• PROMPT: Reproduce the full listing below unchanged, apart from the pictures.

• GIVEN DATA:
• • • • •

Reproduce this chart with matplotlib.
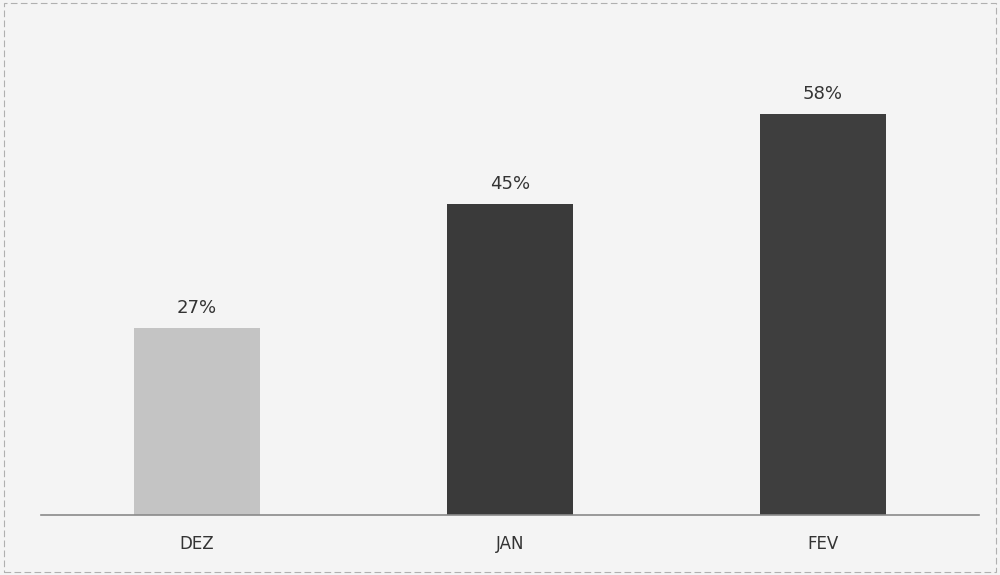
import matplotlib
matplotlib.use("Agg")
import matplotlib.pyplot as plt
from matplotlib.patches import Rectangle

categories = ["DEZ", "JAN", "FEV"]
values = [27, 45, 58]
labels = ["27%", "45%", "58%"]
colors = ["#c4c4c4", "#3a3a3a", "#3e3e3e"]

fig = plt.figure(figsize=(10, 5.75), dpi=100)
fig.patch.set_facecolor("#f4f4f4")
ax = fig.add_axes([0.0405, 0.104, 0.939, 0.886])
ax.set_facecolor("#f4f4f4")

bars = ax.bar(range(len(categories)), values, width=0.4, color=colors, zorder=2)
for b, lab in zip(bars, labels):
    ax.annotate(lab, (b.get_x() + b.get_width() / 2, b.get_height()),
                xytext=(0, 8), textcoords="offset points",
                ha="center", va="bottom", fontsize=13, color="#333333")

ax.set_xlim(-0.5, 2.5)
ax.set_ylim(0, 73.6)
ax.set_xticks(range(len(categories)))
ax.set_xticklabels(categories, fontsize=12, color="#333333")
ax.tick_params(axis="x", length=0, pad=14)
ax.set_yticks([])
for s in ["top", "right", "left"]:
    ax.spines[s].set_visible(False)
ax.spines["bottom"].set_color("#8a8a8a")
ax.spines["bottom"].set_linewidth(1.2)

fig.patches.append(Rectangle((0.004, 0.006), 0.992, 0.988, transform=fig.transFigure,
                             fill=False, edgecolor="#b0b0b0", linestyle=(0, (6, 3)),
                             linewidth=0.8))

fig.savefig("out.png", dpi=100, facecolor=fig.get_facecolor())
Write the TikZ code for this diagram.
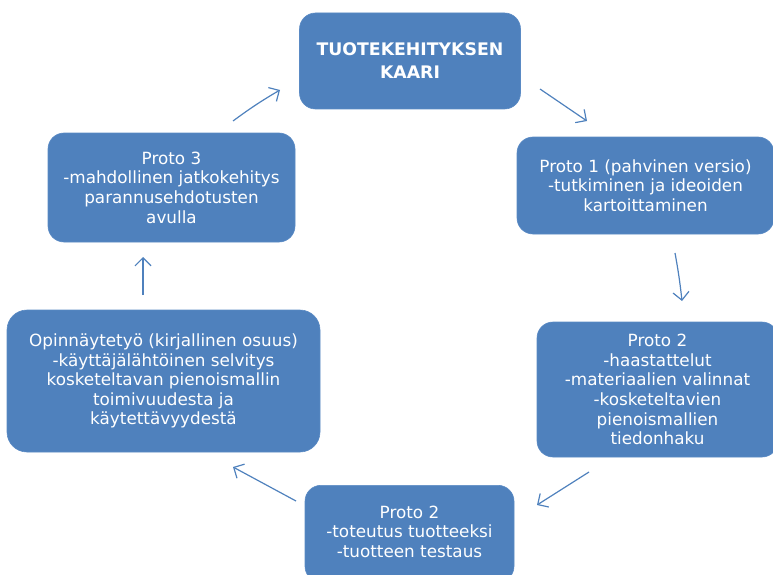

• • • • •

• FULL OUTPUT:
Reproduce this chart with matplotlib.
import matplotlib
matplotlib.use("Agg")
import matplotlib.pyplot as plt
from matplotlib.patches import Rectangle

categories = ["DEZ", "JAN", "FEV"]
values = [27, 45, 58]
labels = ["27%", "45%", "58%"]
colors = ["#c4c4c4", "#3a3a3a", "#3e3e3e"]

fig = plt.figure(figsize=(10, 5.75), dpi=100)
fig.patch.set_facecolor("#f4f4f4")
ax = fig.add_axes([0.0405, 0.104, 0.939, 0.886])
ax.set_facecolor("#f4f4f4")

bars = ax.bar(range(len(categories)), values, width=0.4, color=colors, zorder=2)
for b, lab in zip(bars, labels):
    ax.annotate(lab, (b.get_x() + b.get_width() / 2, b.get_height()),
                xytext=(0, 8), textcoords="offset points",
                ha="center", va="bottom", fontsize=13, color="#333333")

ax.set_xlim(-0.5, 2.5)
ax.set_ylim(0, 73.6)
ax.set_xticks(range(len(categories)))
ax.set_xticklabels(categories, fontsize=12, color="#333333")
ax.tick_params(axis="x", length=0, pad=14)
ax.set_yticks([])
for s in ["top", "right", "left"]:
    ax.spines[s].set_visible(False)
ax.spines["bottom"].set_color("#8a8a8a")
ax.spines["bottom"].set_linewidth(1.2)

fig.patches.append(Rectangle((0.004, 0.006), 0.992, 0.988, transform=fig.transFigure,
                             fill=False, edgecolor="#b0b0b0", linestyle=(0, (6, 3)),
                             linewidth=0.8))

fig.savefig("out.png", dpi=100, facecolor=fig.get_facecolor())
Write the TikZ code for this diagram.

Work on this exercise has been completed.